Moody's: Emerging Market Corporates Face Tougher Credit Conditions in 2026

Emerging markets are vulnerable to capital outflows, currency depreciation and tightened financing conditions when global shocks hit. But emerging market companies with balanced capital structures and good liquidity have absorbed a wave of shocks in recent years and preserved their credit quality, differentiating themselves from peers without such buffers. Divergence in companies’ credit quality will likely become even more pronounced this year as knock-on effects from the Middle East conflict reverberate across the globe.

» Emerging market companies face a more difficult credit environment in 2026.
Heightened geopolitical tensions, increased oil price volatility, security risks affecting the Gulf Cooperation Council, and renewed disruptions to global shipping and supply chains are likely to weigh on companies following two years of credit quality improvements. Additionally, cyclical downturns in key sectors will continue to cause strain, while a weakening of a country’s economic, institutional, financial or political environment can exert additional pressure on companies operating there. Still, many companies have levers they can pull to navigate these stresses.

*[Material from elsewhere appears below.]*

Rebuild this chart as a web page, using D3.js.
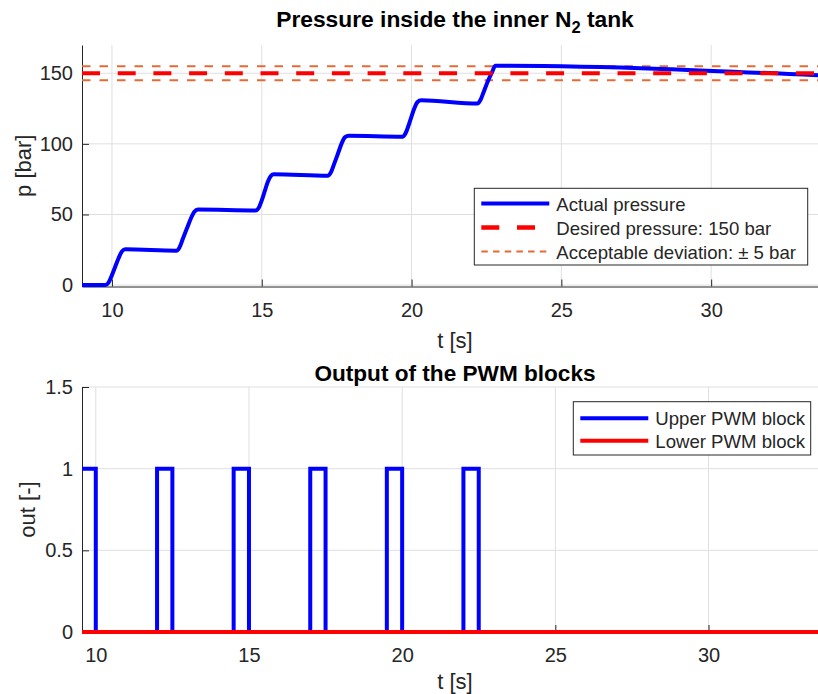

» Company-specific decisions are critical to credit outcomes.
Financial policy, governance and liquidity management were the primary drivers of credit quality changes significant enough to move ratings for emerging market companies in 2025 and early 2026. These drivers, which are largely within managements’ control, account for around half of the rating upgrades and nearly two-thirds of the downgrades across emerging markets during this period. Changes in sovereign credit quality or shifts in sector conditions – factors outside companies’ control – account for a smaller share.

» Sovereign influence remains a binding anchor for credit quality in some cases.
Of the roughly 400 companies we rate across emerging markets, only about 10% are rated above their sovereigns’ ratings. Sovereigns and companies in a given country are exposed to the same macroeconomic and financial-market conditions, and a weakening of sovereign creditworthiness can cause financial distress across sectors through a range of channels. We only occasionally rate companies above their respective sovereigns, regardless of the companies’ own standalone credit strength.